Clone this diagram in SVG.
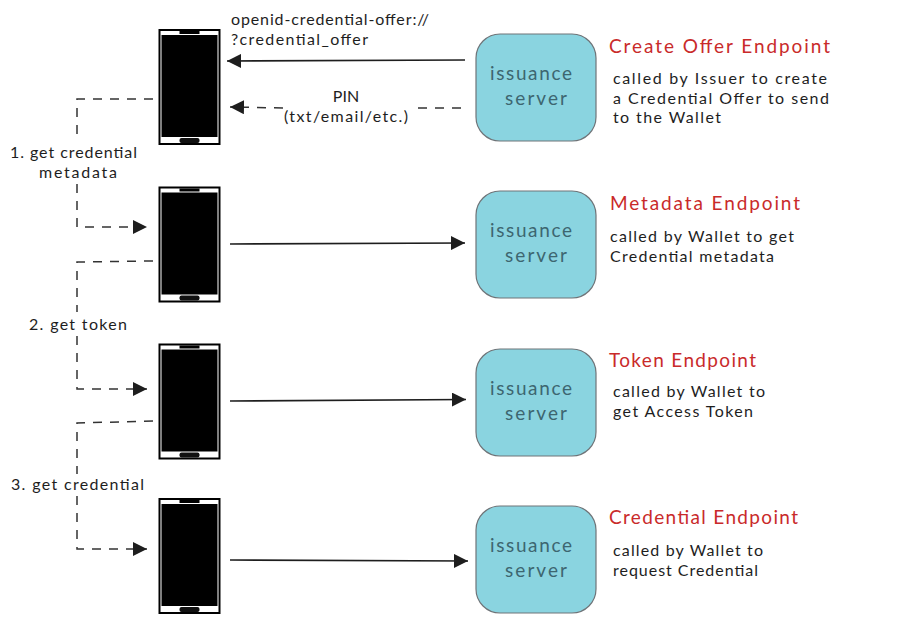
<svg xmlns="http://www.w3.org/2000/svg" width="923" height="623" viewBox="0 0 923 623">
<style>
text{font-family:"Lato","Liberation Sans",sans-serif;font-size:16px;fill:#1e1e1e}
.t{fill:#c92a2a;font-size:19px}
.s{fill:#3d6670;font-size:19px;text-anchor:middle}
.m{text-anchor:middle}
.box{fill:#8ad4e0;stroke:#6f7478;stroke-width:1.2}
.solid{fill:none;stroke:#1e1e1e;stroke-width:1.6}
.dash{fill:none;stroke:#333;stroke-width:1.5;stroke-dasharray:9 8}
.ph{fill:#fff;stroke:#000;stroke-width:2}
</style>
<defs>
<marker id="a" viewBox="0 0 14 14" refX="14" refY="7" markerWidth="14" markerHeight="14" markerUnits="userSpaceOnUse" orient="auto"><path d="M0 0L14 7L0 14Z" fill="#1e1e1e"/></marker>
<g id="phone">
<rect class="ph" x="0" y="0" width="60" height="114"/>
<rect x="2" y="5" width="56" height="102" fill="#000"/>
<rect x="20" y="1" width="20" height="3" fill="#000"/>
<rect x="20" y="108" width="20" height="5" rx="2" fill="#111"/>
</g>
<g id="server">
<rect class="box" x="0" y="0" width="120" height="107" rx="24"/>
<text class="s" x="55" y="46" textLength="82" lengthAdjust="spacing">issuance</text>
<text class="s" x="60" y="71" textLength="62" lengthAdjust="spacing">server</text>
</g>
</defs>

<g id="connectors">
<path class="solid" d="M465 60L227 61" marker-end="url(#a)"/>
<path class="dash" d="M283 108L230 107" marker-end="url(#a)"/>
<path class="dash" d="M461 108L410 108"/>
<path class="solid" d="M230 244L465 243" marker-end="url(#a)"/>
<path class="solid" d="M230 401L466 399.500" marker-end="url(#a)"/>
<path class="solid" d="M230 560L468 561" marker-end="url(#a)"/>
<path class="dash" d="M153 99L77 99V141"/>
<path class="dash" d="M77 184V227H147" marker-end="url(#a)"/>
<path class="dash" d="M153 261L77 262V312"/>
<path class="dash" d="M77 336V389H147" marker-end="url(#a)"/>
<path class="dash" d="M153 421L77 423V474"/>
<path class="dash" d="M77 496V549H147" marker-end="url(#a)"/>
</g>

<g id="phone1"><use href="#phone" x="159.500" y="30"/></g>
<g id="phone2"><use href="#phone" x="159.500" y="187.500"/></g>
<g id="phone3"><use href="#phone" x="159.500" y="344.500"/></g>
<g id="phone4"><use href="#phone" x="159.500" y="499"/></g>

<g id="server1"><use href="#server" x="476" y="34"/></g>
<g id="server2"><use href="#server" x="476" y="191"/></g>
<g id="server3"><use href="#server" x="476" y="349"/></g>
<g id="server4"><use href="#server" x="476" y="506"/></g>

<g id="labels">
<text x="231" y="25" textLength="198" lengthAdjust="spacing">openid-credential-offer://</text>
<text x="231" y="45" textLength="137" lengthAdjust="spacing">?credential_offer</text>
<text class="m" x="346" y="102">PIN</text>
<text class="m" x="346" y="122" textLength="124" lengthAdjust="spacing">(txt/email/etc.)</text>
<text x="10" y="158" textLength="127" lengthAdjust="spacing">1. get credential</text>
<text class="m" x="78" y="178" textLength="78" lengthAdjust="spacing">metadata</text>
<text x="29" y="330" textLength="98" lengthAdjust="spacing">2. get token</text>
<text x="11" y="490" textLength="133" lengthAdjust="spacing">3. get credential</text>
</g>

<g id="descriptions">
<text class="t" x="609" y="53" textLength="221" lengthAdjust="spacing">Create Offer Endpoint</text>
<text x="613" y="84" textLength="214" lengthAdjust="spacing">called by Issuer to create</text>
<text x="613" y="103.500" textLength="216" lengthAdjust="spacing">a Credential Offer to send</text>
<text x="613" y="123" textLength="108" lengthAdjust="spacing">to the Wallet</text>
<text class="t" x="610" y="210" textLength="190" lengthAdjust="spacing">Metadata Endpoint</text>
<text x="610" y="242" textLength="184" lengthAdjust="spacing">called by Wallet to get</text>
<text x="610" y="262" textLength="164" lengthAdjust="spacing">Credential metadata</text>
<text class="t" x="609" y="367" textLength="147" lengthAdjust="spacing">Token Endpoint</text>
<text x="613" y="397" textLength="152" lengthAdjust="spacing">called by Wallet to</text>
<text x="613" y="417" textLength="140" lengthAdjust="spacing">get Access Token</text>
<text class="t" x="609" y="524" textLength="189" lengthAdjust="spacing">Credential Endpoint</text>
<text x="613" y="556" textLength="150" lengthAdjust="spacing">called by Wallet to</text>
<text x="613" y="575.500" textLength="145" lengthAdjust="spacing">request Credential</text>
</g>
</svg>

= = = =

▶ [SET EXERCISE] Copy out every line of the material above exactly, skipping the pictures.

▶ [THE OUTPUT]
Clone this diagram in SVG.
<svg xmlns="http://www.w3.org/2000/svg" width="923" height="623" viewBox="0 0 923 623">
<style>
text{font-family:"Lato","Liberation Sans",sans-serif;font-size:16px;fill:#1e1e1e}
.t{fill:#c92a2a;font-size:19px}
.s{fill:#3d6670;font-size:19px;text-anchor:middle}
.m{text-anchor:middle}
.box{fill:#8ad4e0;stroke:#6f7478;stroke-width:1.2}
.solid{fill:none;stroke:#1e1e1e;stroke-width:1.6}
.dash{fill:none;stroke:#333;stroke-width:1.5;stroke-dasharray:9 8}
.ph{fill:#fff;stroke:#000;stroke-width:2}
</style>
<defs>
<marker id="a" viewBox="0 0 14 14" refX="14" refY="7" markerWidth="14" markerHeight="14" markerUnits="userSpaceOnUse" orient="auto"><path d="M0 0L14 7L0 14Z" fill="#1e1e1e"/></marker>
<g id="phone">
<rect class="ph" x="0" y="0" width="60" height="114"/>
<rect x="2" y="5" width="56" height="102" fill="#000"/>
<rect x="20" y="1" width="20" height="3" fill="#000"/>
<rect x="20" y="108" width="20" height="5" rx="2" fill="#111"/>
</g>
<g id="server">
<rect class="box" x="0" y="0" width="120" height="107" rx="24"/>
<text class="s" x="55" y="46" textLength="82" lengthAdjust="spacing">issuance</text>
<text class="s" x="60" y="71" textLength="62" lengthAdjust="spacing">server</text>
</g>
</defs>

<g id="connectors">
<path class="solid" d="M465 60L227 61" marker-end="url(#a)"/>
<path class="dash" d="M283 108L230 107" marker-end="url(#a)"/>
<path class="dash" d="M461 108L410 108"/>
<path class="solid" d="M230 244L465 243" marker-end="url(#a)"/>
<path class="solid" d="M230 401L466 399.500" marker-end="url(#a)"/>
<path class="solid" d="M230 560L468 561" marker-end="url(#a)"/>
<path class="dash" d="M153 99L77 99V141"/>
<path class="dash" d="M77 184V227H147" marker-end="url(#a)"/>
<path class="dash" d="M153 261L77 262V312"/>
<path class="dash" d="M77 336V389H147" marker-end="url(#a)"/>
<path class="dash" d="M153 421L77 423V474"/>
<path class="dash" d="M77 496V549H147" marker-end="url(#a)"/>
</g>

<g id="phone1"><use href="#phone" x="159.500" y="30"/></g>
<g id="phone2"><use href="#phone" x="159.500" y="187.500"/></g>
<g id="phone3"><use href="#phone" x="159.500" y="344.500"/></g>
<g id="phone4"><use href="#phone" x="159.500" y="499"/></g>

<g id="server1"><use href="#server" x="476" y="34"/></g>
<g id="server2"><use href="#server" x="476" y="191"/></g>
<g id="server3"><use href="#server" x="476" y="349"/></g>
<g id="server4"><use href="#server" x="476" y="506"/></g>

<g id="labels">
<text x="231" y="25" textLength="198" lengthAdjust="spacing">openid-credential-offer://</text>
<text x="231" y="45" textLength="137" lengthAdjust="spacing">?credential_offer</text>
<text class="m" x="346" y="102">PIN</text>
<text class="m" x="346" y="122" textLength="124" lengthAdjust="spacing">(txt/email/etc.)</text>
<text x="10" y="158" textLength="127" lengthAdjust="spacing">1. get credential</text>
<text class="m" x="78" y="178" textLength="78" lengthAdjust="spacing">metadata</text>
<text x="29" y="330" textLength="98" lengthAdjust="spacing">2. get token</text>
<text x="11" y="490" textLength="133" lengthAdjust="spacing">3. get credential</text>
</g>

<g id="descriptions">
<text class="t" x="609" y="53" textLength="221" lengthAdjust="spacing">Create Offer Endpoint</text>
<text x="613" y="84" textLength="214" lengthAdjust="spacing">called by Issuer to create</text>
<text x="613" y="103.500" textLength="216" lengthAdjust="spacing">a Credential Offer to send</text>
<text x="613" y="123" textLength="108" lengthAdjust="spacing">to the Wallet</text>
<text class="t" x="610" y="210" textLength="190" lengthAdjust="spacing">Metadata Endpoint</text>
<text x="610" y="242" textLength="184" lengthAdjust="spacing">called by Wallet to get</text>
<text x="610" y="262" textLength="164" lengthAdjust="spacing">Credential metadata</text>
<text class="t" x="609" y="367" textLength="147" lengthAdjust="spacing">Token Endpoint</text>
<text x="613" y="397" textLength="152" lengthAdjust="spacing">called by Wallet to</text>
<text x="613" y="417" textLength="140" lengthAdjust="spacing">get Access Token</text>
<text class="t" x="609" y="524" textLength="189" lengthAdjust="spacing">Credential Endpoint</text>
<text x="613" y="556" textLength="150" lengthAdjust="spacing">called by Wallet to</text>
<text x="613" y="575.500" textLength="145" lengthAdjust="spacing">request Credential</text>
</g>
</svg>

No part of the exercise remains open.